**DIRECTIONS FOR THIS TASK**
Write out the material again exactly, please, and omit the pictures.

------ MATERIAL PROVIDED ------

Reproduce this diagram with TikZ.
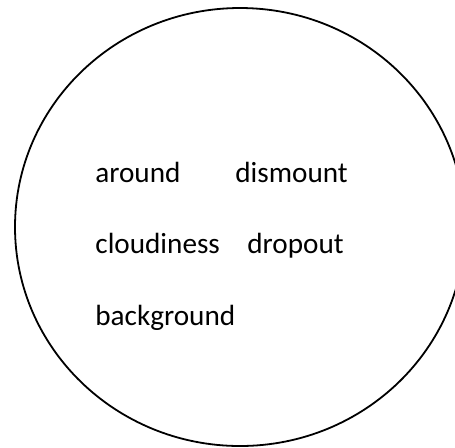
\documentclass[tikz,border=0pt]{standalone}
\usepackage{fontspec}
\setmainfont{Carlito}

\begin{document}
\begin{tikzpicture}[
  x=0.5pt, y=-0.5pt,
  word/.style={anchor=base west, inner sep=0pt, font=\fontsize{14.6pt}{17pt}\selectfont}
]
\useasboundingbox (0,0) rectangle (455,447);
\clip (0,0) rectangle (455,447);
\draw[line width=0.9pt] (240,227) ellipse [x radius=225, y radius=219];

\node[word] (around) at (95,182) {around};
\node[word] (dismount) at (235,182) {dismount};
\node[word] (cloudiness) at (95,253) {cloudiness};
\node[word] (dropout) at (247,253) {dropout};
\node[word] (background) at (95,325) {background};
\end{tikzpicture}
\end{document}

------

**FINISHED EXERCISE**
Reproduce this diagram with TikZ.
\documentclass[tikz,border=0pt]{standalone}
\usepackage{fontspec}
\setmainfont{Carlito}

\begin{document}
\begin{tikzpicture}[
  x=0.5pt, y=-0.5pt,
  word/.style={anchor=base west, inner sep=0pt, font=\fontsize{14.6pt}{17pt}\selectfont}
]
\useasboundingbox (0,0) rectangle (455,447);
\clip (0,0) rectangle (455,447);
\draw[line width=0.9pt] (240,227) ellipse [x radius=225, y radius=219];

\node[word] (around) at (95,182) {around};
\node[word] (dismount) at (235,182) {dismount};
\node[word] (cloudiness) at (95,253) {cloudiness};
\node[word] (dropout) at (247,253) {dropout};
\node[word] (background) at (95,325) {background};
\end{tikzpicture}
\end{document}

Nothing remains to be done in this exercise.